A team of researchers from Poland have developed new mathematical methods that could help enable better control of quantum entanglement and teleportation experiments
Most headline-grabbing advances in quantum mechanics today are experimental in nature: more qubits, entangled particles, fewer errors.
Often overlooked are the advances in the mathematics that underpins the behaviour of these quantum systems.
The walled Brauer algebra is an abstract but increasingly important mathematical structure that appears in quantum information theory whenever physicists study particles, symmetries and transformations involving permutations and partial transposition.
Work in this area inevitably leads to the question of how a system transforms when particles are permuted or when one part of a composite object is flipped (transposed) while the rest is left untouched. Collect all such operations together and you get the walled Brauer algebra. It plays an important role in the mathematical description of problems ranging from entanglement detection to advanced teleportation schemes.
The problem is that this algebra is famously intricate. Until now, physicists have only been able to describe its structure using methods that do not fully align with the natural symmetries of the system, making calculations heavy and sometimes opaque.

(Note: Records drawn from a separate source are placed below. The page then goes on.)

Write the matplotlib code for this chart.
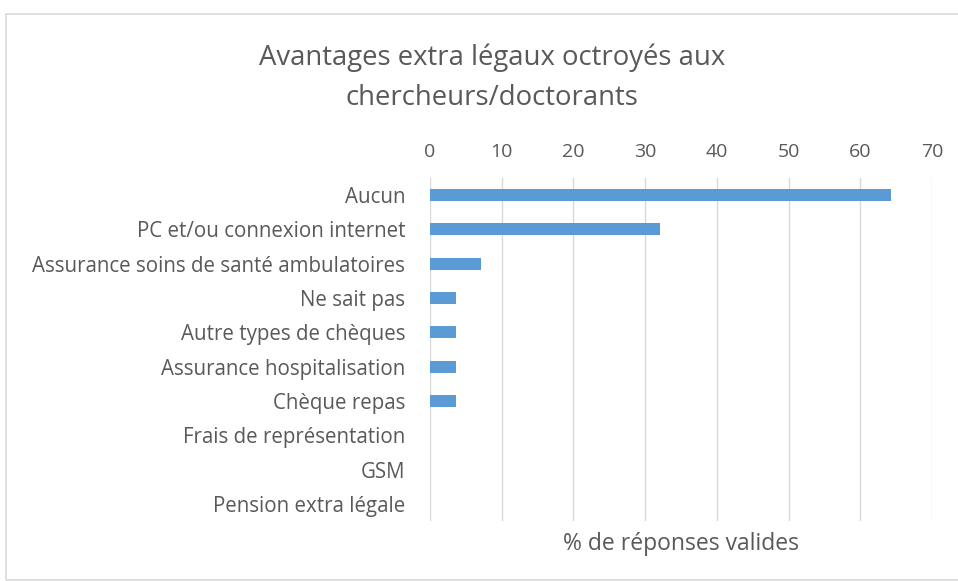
import matplotlib.pyplot as plt
from matplotlib.patches import Rectangle

categories = ["Aucun", "PC et/ou connexion internet", "Assurance soins de santé ambulatoires",
              "Ne sait pas", "Autre types de chèques", "Assurance hospitalisation",
              "Chèque repas", "Frais de représentation", "GSM", "Pension extra légale"]
values = [64.3, 32.1, 7.1, 3.6, 3.6, 3.6, 3.6, 0, 0, 0]
ticks = [0, 10, 20, 30, 40, 50, 60, 70]

plt.rcParams['font.family'] = ['Open Sans', 'DejaVu Sans']
txt = "#595959"

fig = plt.figure(figsize=(9.58, 5.81), dpi=100)
ax = fig.add_axes([0.4489, 0.1033, 0.524, 0.5903])

# figure frame
fig.patches.append(Rectangle((6/958, 0.002), 1.2, 1 - 14/581 - 0.002, transform=fig.transFigure,
                             fill=False, edgecolor="#d9d9d9", linewidth=1.2))

y = list(range(len(categories)))
ax.barh(y, values, height=0.35, color="#5b9bd5")
ax.set_ylim(len(categories) - 0.5, -0.5)
ax.set_xlim(0, 70)
ax.set_xticks(ticks)
ax.set_yticks(y)
ax.set_yticklabels(categories)
ax.xaxis.tick_top()
ax.tick_params(axis="x", length=0, pad=12, labelsize=14, labelcolor=txt)
ax.tick_params(axis="y", length=0, pad=18, labelsize=14.8, labelcolor=txt)
ax.grid(axis="x", color="#d9d9d9", linewidth=1)
ax.set_axisbelow(True)
for s in ax.spines.values():
    s.set_visible(False)

fig.text(492 / 958, 1 - 78 / 581, "Avantages extra légaux octroyés aux\nchercheurs/doctorants",
         ha="center", va="center", fontsize=19.8, color=txt, linespacing=1.58)
fig.text(ax.get_position().x0 + ax.get_position().width / 2, 1 - 544 / 581, "% de réponses valides",
         ha="center", va="center", fontsize=16.5, color=txt)

fig.savefig("out.png", dpi=100)
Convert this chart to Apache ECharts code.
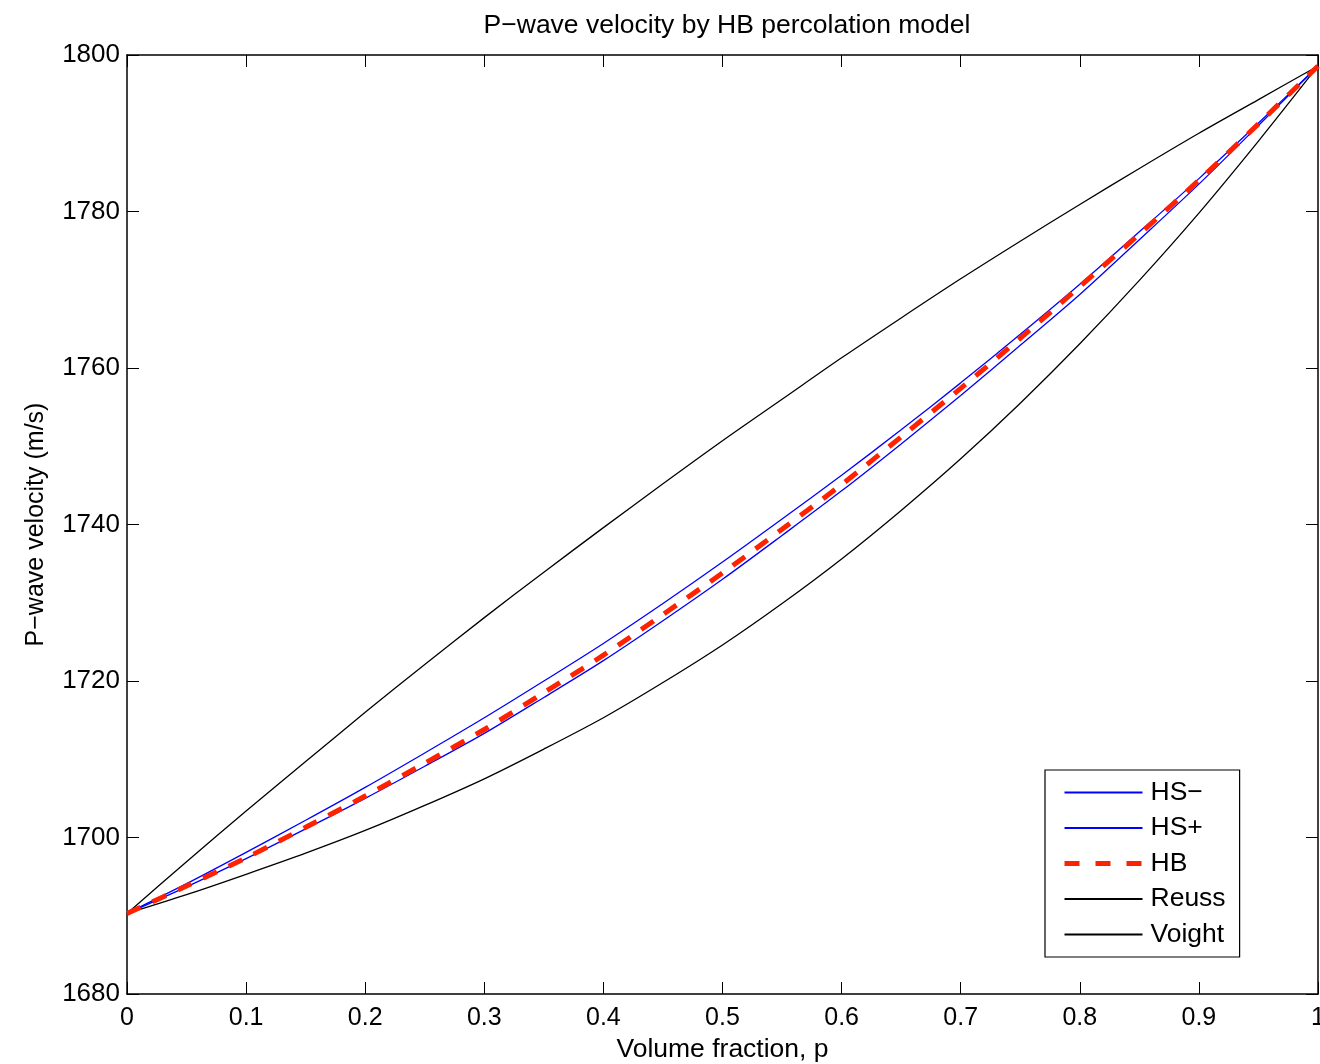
<!DOCTYPE html>
<html>
<head>
<meta charset="utf-8">
<script src="https://cdn.jsdelivr.net/npm/echarts@6/dist/echarts.min.js"></script>
<style>
html,body{margin:0;padding:0;background:#fff;}
#chart{width:1320px;height:1064px;}
</style>
</head>
<body>
<div id="chart"></div>
<script>
// Data
const fraction = [0, 0.05, 0.1, 0.15, 0.2, 0.25, 0.3, 0.35, 0.4, 0.45, 0.5, 0.55, 0.6, 0.65, 0.7, 0.75, 0.8, 0.85, 0.9, 0.95, 1.0];
const hsMinus  = [1690.3, 1693.7, 1697.3, 1701.1, 1705.0, 1709.1, 1713.3, 1717.9, 1722.6, 1727.7, 1733.0, 1738.6, 1744.3, 1750.3, 1756.5, 1762.9, 1769.4, 1776.4, 1783.5, 1791.0, 1798.6];
const hsPlus   = [1690.3, 1694.1, 1698.1, 1702.2, 1706.4, 1710.8, 1715.3, 1720.0, 1724.8, 1729.9, 1735.2, 1740.7, 1746.3, 1752.1, 1758.1, 1764.3, 1770.7, 1777.4, 1784.2, 1791.3, 1798.6];
const hb       = [1690.3, 1693.8, 1697.4, 1701.3, 1705.3, 1709.5, 1713.8, 1718.5, 1723.3, 1728.5, 1733.8, 1739.4, 1745.1, 1751.2, 1757.4, 1763.8, 1770.4, 1777.1, 1784.0, 1791.2, 1798.6];
const reuss    = [1690.3, 1692.7, 1695.3, 1698.0, 1700.9, 1704.1, 1707.5, 1711.3, 1715.3, 1719.8, 1724.6, 1729.9, 1735.6, 1741.8, 1748.4, 1755.5, 1763.1, 1771.2, 1779.8, 1789.0, 1798.6];
const voight   = [1690.3, 1696.9, 1703.4, 1709.7, 1716.0, 1722.1, 1728.1, 1733.9, 1739.6, 1745.2, 1750.7, 1756.0, 1761.3, 1766.4, 1771.4, 1776.2, 1780.9, 1785.5, 1790.0, 1794.3, 1798.6];
const seriesNames = ['HS\u2212', 'HS+', 'HB', 'Reuss', 'Voight'];
const titleText = 'P\u2212wave velocity by HB percolation model';
const xName = 'Volume fraction, p';
const yName = 'P\u2212wave velocity (m/s)';

const pairs = arr => fraction.map((p, i) => [p, arr[i]]);
const FONT = 'Liberation Sans, Arial, Helvetica, sans-serif';

const chart = echarts.init(document.getElementById('chart'));
const tickStyle = () => ({show: true, inside: true, length: 12, lineStyle: {color: '#000', width: 1}});
const lineAx = () => ({show: true, onZero: false, lineStyle: {color: '#000', width: 1.5}});
const HBCOLOR = '#ff2200';

chart.setOption({
  animation: false,
  backgroundColor: '#fff',
  title: {
    text: titleText, left: 722, top: 7, textAlign: 'center',
    textStyle: {fontFamily: FONT, fontSize: 26.5, fontWeight: 'normal', color: '#000'}
  },
  grid: {left: 127, right: 2, top: 55, bottom: 70, containLabel: false, outerBoundsMode: 'none'},
  legend: {
    orient: 'vertical', left: 1045, top: 770,
    data: [
      {name: seriesNames[0]},
      {name: seriesNames[1]},
      {name: seriesNames[2], lineStyle: {width: 5, type: [15, 16], color: HBCOLOR}},
      {name: seriesNames[3]},
      {name: seriesNames[4]}
    ],
    itemWidth: 78, itemHeight: 26, itemGap: 8.5,
    padding: [9, 14, 9, 17],
    borderColor: '#000', borderWidth: 1.2, backgroundColor: '#fff',
    itemStyle: {opacity: 0},
    textStyle: {fontFamily: FONT, fontSize: 26.5, color: '#000', padding: [0, 0, 0, 3]}
  },
  xAxis: [{
    type: 'value', min: 0, max: 1, interval: 0.1,
    name: xName, nameLocation: 'middle', nameGap: 40,
    nameTextStyle: {fontFamily: FONT, fontSize: 26.5, color: '#000'},
    axisLine: lineAx(), axisTick: tickStyle(), splitLine: {show: false},
    axisLabel: {fontFamily: FONT, fontSize: 25, color: '#000', margin: 12,
      formatter: v => String(Math.round(v * 10) / 10)}
  }, {
    type: 'value', min: 0, max: 1, interval: 0.1, position: 'top',
    axisLine: lineAx(), axisTick: tickStyle(), axisLabel: {show: false}, splitLine: {show: false}
  }],
  yAxis: [{
    type: 'value', min: 1680, max: 1800, interval: 20, position: 'left',
    name: yName, nameLocation: 'middle', nameGap: 78, nameRotate: 90,
    nameTextStyle: {fontFamily: FONT, fontSize: 25, color: '#000'},
    axisLine: lineAx(), axisTick: tickStyle(), splitLine: {show: false},
    axisLabel: {fontFamily: FONT, fontSize: 26, color: '#000', margin: 7,
      formatter: v => String(v)}
  }, {
    type: 'value', min: 1680, max: 1800, interval: 20, position: 'right',
    axisLine: lineAx(), axisTick: tickStyle(), axisLabel: {show: false}, splitLine: {show: false}
  }],
  series: [
    {name: seriesNames[0], type: 'line', data: pairs(hsMinus), smooth: 0.3, showSymbol: false, symbol: 'none',
     lineStyle: {color: '#0000ff', width: 1.3}, itemStyle: {color: '#0000ff'}, z: 2},
    {name: seriesNames[1], type: 'line', data: pairs(hsPlus), smooth: 0.3, showSymbol: false, symbol: 'none',
     lineStyle: {color: '#0000ff', width: 1.3}, itemStyle: {color: '#0000ff'}, z: 2},
    {name: seriesNames[2], type: 'line', data: pairs(hb), smooth: 0.3, showSymbol: false, symbol: 'none',
     lineStyle: {color: HBCOLOR, width: 5, type: [15, 13]}, itemStyle: {color: HBCOLOR}, z: 3},
    {name: seriesNames[3], type: 'line', data: pairs(reuss), smooth: 0.3, showSymbol: false, symbol: 'none',
     lineStyle: {color: '#000', width: 1.3}, itemStyle: {color: '#000'}, z: 2},
    {name: seriesNames[4], type: 'line', data: pairs(voight), smooth: 0.3, showSymbol: false, symbol: 'none',
     lineStyle: {color: '#000', width: 1.3}, itemStyle: {color: '#000'}, z: 2}
  ]
});
</script>
</body>
</html>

The new work changes that. The authors have developed an iterative construction that builds the algebra piece by piece, revealing its architecture in a symmetry-compatible way. Instead of a tangled hierarchy, the algebra unfolds into independent components, each shaped by the action of two symmetric groups.
The result is not just a more elegant mathematical picture; it is also a new framework that can make symmetry-based analysis of complex quantum-information problems more systematic and transparent.
This matters now more than ever. Quantum technologies increasingly involve many-particle configurations where symmetry is both a feature and a challenge. Teleportation schemes that move quantum information without moving particles, algorithms that manipulate unknown quantum operations, and proposals for higher-order quantum processes all rely on understanding how transformations behave under symmetry.
By clarifying this structure, the new framework could help researchers analyse these settings more effectively and support the development of better-controlled entanglement- and teleportation-based protocols.